## Directive
Return only the lines from the top of the data down to the one that holds "(8,682) -- (989,682);", both included, without any pictures.

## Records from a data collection
-*-*-
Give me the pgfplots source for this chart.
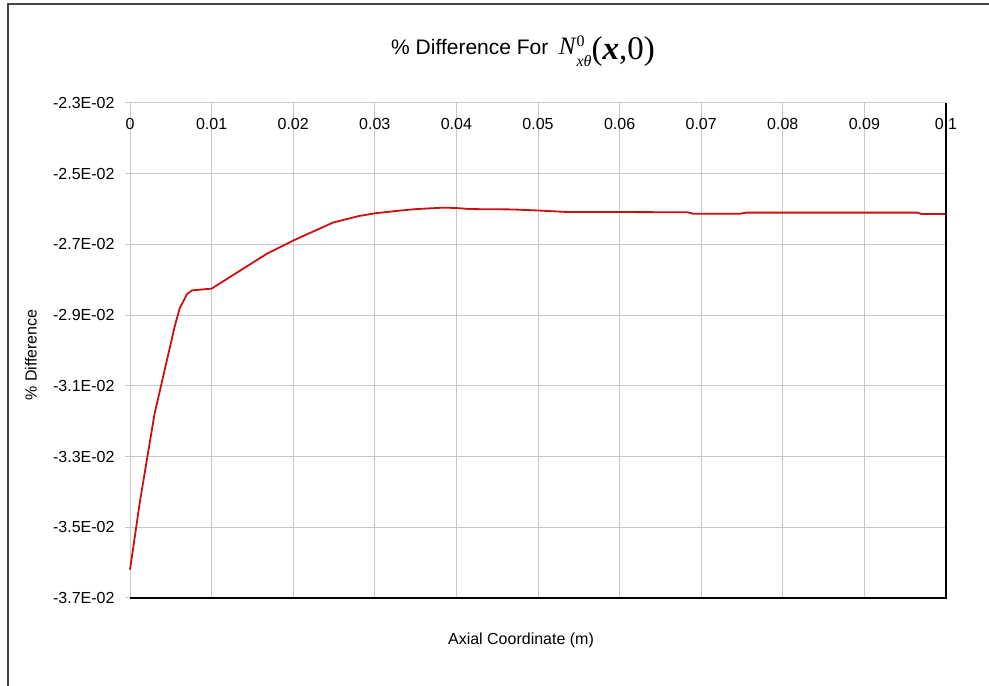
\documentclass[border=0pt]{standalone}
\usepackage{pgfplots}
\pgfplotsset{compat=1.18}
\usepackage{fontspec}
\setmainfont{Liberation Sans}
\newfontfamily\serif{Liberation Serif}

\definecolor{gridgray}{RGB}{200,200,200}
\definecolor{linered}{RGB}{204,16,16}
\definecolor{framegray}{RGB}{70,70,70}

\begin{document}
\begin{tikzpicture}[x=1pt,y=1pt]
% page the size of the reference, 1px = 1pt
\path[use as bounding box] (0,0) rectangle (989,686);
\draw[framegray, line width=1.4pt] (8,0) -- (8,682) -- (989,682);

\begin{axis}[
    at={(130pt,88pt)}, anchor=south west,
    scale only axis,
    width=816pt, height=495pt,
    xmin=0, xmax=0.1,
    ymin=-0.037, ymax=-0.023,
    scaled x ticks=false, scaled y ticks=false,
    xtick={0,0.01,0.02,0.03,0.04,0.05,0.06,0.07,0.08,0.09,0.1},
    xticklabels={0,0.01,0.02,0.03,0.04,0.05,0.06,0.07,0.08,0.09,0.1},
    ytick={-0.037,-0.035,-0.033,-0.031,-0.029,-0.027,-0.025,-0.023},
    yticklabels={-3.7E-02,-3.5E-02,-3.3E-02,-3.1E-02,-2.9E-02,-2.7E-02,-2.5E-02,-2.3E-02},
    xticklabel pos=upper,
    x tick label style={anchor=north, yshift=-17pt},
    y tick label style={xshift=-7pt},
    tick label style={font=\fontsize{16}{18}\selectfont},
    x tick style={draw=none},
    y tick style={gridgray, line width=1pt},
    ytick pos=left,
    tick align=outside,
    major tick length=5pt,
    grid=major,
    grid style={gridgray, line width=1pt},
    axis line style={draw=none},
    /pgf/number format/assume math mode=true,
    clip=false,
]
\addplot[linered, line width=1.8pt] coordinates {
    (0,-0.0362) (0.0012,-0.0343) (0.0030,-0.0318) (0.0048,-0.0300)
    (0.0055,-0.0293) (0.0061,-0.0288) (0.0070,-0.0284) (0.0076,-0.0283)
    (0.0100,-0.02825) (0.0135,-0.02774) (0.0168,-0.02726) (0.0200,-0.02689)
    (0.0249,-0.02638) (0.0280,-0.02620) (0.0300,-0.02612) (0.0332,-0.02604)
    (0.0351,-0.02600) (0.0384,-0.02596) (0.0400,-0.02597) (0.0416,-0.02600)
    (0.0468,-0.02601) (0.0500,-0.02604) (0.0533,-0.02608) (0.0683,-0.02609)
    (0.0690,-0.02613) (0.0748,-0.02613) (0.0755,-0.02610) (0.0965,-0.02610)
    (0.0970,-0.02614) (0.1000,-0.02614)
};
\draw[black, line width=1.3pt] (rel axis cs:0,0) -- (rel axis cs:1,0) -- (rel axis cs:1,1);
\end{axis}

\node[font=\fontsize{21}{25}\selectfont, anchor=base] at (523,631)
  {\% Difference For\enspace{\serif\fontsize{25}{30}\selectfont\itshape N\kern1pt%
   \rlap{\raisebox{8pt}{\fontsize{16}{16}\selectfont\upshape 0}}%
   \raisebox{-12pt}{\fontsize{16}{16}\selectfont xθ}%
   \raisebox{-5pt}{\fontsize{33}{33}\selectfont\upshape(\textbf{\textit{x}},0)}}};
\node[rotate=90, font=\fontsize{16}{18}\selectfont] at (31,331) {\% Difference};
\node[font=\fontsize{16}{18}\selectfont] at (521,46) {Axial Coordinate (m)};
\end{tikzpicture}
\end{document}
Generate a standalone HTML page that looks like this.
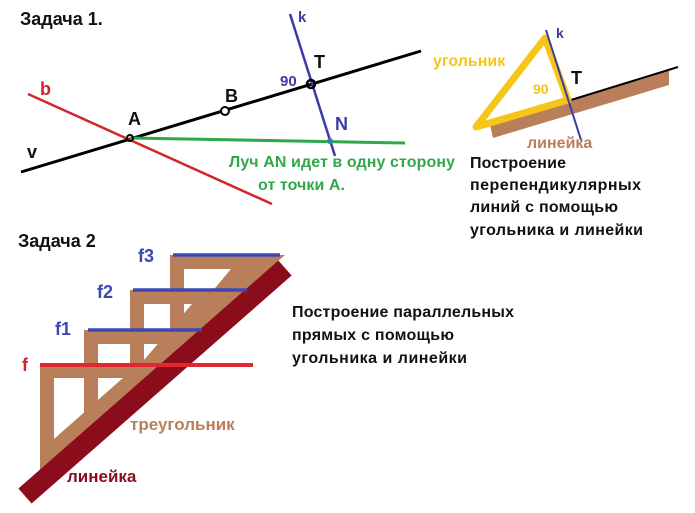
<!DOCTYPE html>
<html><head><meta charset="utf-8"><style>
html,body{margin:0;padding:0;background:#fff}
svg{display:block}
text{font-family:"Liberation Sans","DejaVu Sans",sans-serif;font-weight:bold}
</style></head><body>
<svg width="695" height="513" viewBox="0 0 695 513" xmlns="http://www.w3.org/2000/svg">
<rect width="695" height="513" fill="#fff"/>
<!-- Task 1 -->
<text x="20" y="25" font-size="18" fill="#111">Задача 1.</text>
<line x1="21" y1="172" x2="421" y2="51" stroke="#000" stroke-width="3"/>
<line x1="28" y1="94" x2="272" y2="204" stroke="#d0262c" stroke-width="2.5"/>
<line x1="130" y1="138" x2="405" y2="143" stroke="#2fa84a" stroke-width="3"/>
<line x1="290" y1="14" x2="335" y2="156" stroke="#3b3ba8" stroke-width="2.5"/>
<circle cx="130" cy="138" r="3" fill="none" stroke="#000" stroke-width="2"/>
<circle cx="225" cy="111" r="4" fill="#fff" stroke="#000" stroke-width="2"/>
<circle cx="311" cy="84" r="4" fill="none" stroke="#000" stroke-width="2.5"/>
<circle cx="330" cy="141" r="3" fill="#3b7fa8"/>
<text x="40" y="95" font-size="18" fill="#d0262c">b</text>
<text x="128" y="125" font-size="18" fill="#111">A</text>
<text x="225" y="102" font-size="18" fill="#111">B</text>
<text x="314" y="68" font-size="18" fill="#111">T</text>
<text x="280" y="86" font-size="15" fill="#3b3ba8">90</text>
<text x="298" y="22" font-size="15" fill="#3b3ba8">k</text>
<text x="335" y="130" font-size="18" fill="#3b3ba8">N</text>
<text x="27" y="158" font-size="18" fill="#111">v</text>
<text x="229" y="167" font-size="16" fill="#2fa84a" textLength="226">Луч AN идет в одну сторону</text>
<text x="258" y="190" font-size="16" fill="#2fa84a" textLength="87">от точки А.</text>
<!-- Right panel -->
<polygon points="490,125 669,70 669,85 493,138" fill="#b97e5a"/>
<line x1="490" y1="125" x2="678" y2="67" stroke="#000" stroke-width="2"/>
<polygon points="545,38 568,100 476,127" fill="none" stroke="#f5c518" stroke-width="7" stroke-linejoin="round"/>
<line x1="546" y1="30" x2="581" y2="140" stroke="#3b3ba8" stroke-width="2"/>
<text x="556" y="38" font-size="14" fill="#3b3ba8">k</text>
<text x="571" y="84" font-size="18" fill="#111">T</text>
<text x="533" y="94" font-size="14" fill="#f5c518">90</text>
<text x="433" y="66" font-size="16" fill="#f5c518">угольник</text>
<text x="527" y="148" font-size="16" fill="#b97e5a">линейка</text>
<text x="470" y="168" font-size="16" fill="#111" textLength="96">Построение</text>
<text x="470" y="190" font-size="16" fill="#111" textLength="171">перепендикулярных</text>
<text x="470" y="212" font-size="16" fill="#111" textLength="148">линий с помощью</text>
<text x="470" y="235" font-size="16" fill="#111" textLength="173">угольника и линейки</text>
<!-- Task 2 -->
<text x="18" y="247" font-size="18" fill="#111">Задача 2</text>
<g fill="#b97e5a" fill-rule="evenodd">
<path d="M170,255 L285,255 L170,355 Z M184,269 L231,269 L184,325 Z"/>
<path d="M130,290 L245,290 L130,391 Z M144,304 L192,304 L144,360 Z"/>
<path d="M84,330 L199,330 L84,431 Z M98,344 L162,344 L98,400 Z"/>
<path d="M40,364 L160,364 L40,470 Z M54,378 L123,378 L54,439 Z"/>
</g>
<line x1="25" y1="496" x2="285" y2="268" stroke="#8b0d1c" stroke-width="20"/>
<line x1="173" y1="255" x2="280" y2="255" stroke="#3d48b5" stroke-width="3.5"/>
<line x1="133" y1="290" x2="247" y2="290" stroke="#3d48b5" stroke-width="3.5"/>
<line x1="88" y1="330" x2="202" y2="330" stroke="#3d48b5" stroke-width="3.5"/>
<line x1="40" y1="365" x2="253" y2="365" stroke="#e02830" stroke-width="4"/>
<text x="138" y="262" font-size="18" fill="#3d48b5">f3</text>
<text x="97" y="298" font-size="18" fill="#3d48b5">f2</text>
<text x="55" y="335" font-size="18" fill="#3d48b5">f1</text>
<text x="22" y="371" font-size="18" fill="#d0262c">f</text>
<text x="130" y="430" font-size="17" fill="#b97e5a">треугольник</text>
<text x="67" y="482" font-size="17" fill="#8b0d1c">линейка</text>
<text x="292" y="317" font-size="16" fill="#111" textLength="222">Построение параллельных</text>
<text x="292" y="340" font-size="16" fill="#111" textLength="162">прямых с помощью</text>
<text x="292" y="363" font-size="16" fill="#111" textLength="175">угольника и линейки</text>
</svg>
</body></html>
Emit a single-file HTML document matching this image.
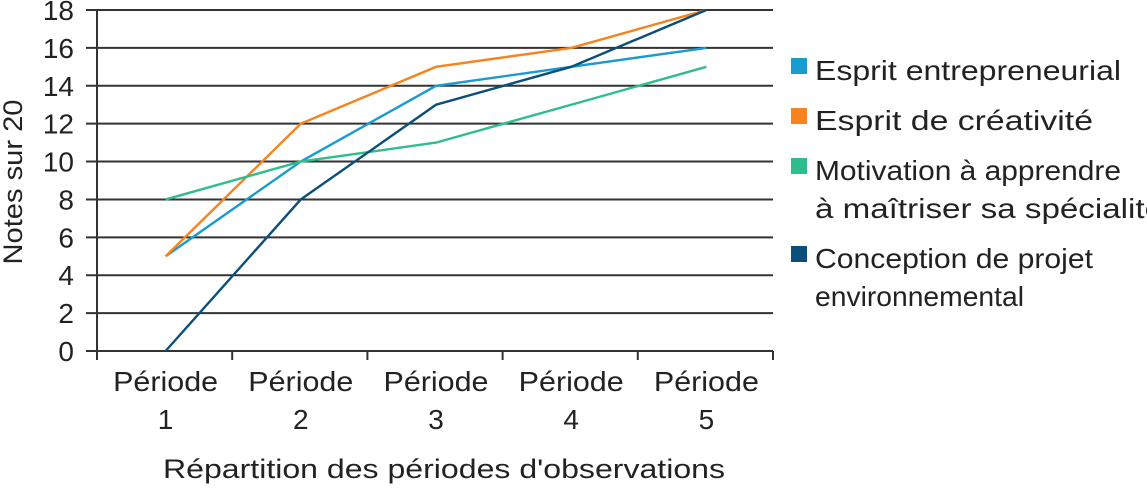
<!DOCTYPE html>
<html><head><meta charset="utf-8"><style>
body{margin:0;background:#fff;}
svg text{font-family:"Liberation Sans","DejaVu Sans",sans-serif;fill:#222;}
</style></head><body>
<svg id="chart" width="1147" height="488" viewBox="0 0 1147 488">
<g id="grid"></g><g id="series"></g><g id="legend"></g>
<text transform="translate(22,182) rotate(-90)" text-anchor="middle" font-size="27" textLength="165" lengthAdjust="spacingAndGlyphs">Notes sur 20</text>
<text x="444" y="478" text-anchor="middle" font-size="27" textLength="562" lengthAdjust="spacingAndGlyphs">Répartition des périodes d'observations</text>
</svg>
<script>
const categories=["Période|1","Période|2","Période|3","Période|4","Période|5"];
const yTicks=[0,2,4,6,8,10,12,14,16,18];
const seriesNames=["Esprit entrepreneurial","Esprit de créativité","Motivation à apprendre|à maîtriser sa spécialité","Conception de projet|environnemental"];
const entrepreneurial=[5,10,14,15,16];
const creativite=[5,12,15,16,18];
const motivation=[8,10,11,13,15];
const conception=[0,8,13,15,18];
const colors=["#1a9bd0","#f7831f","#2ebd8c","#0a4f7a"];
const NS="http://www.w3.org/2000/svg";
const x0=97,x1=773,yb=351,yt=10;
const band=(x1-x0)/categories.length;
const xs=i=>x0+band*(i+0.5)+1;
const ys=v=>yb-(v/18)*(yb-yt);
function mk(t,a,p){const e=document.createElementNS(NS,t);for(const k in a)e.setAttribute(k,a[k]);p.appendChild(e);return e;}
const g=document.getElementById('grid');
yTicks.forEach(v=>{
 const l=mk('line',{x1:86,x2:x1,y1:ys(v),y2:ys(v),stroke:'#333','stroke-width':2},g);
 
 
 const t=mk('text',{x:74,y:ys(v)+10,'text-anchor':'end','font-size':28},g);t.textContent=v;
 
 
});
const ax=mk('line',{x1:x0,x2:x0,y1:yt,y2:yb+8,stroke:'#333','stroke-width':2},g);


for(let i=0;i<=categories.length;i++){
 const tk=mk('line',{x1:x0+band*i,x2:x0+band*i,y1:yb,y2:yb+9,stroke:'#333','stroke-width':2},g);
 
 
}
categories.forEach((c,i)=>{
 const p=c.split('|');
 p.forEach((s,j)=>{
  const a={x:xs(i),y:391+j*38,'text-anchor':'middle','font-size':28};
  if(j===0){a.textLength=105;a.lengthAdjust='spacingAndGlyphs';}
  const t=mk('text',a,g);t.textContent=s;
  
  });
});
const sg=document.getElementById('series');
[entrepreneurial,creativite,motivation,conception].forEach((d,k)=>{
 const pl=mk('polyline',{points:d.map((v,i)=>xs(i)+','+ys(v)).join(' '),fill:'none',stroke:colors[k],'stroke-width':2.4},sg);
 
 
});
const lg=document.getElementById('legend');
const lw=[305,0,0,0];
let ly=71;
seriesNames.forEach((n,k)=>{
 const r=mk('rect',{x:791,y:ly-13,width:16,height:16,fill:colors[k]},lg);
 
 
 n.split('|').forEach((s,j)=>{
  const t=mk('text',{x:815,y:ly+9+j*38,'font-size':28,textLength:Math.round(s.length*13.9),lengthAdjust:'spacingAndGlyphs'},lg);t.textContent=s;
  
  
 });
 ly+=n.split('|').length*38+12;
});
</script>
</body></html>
-*-*-
## Written solution
Give me the pgfplots source for this chart.
\documentclass[border=0pt]{standalone}
\usepackage{pgfplots}
\pgfplotsset{compat=1.18}
\usepackage{fontspec}
\setmainfont{Liberation Sans}
\newfontfamily\serif{Liberation Serif}

\definecolor{gridgray}{RGB}{200,200,200}
\definecolor{linered}{RGB}{204,16,16}
\definecolor{framegray}{RGB}{70,70,70}

\begin{document}
\begin{tikzpicture}[x=1pt,y=1pt]
% page the size of the reference, 1px = 1pt
\path[use as bounding box] (0,0) rectangle (989,686);
\draw[framegray, line width=1.4pt] (8,0) -- (8,682) -- (989,682);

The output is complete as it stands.